Chinese air-to-ground missile

The GAM-10X is a family of Chinese fire-and-forget infrared homing anti-tank missile exported by Poly Technologies. The missile series was revealed in 2016. The GAM-10X has several variants, including the GAM-100, the GAM-101, and GAM-102.

==Design==
The GAM-100 is a small, short-range missile with a range of 200-2500 m, a weight of 13 kg, and a length of 1200 mm. The missile is designed for shoulder-fired infantry operation, and has a soft-launch mechanism, an infrared (IR) homing seeker, a muzzle velocity of 170 m/s, a top-attack trajectory, and a penetration value of 800 mm. The whole system weighs less than 20 kg and is considered a lighter and cheaper alternative to the HJ-12 missile in the PLA inventory.

===Variants===
The GAM-100 is used for defeating armored vehicles. This variant is used by infantry for short-range missions.

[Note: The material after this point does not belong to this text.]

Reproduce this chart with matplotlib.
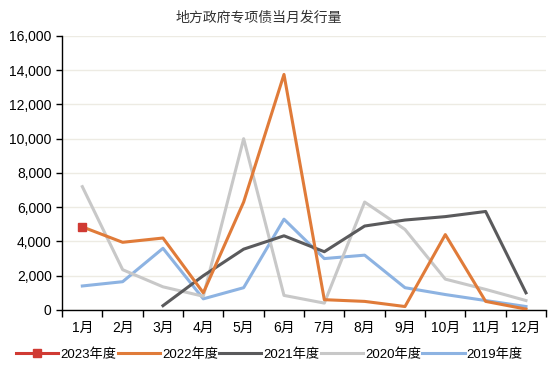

The GAM-101 is the air-to-ground variant of the GAM-100.

The GAM-102 is a larger version of the GAM-100 for mounting on vehicle platforms. The GAM-102 has an increased penetration value of 1000 mm, a range of 4000 m, and can be launched via vehicles or a tube-based launch system supported by a tripod.

The GAM-102LR is a variant of GAM-102 with enhanced range. In 2018, an anti-tank system with GAM-102 missiles, optical sensors, and Dongfeng Mengshi chassis was displayed at the Zhuhai Airshow 2018.

==Operational history==
During 2025 Cambodian-Thai conflict, Thai Forces captured multiple GAM-102s (2016 version), not GAM-102 LR (5th generation) during fighting near Hill 677, (Note: Some Thai media sources report the place as Hill 500.) according to recent reports from the area. It remains unknown if any GAM-102s were actually used in combat during the fighting.

==Operators==

- Armenia: First shown to the public in a May 2026 military parade.
- Cambodia: Reported by the Thai government that GAM-102s were delivered to Cambodia, according to Chinese confirmation.
- China: Reported to be used by the PLA.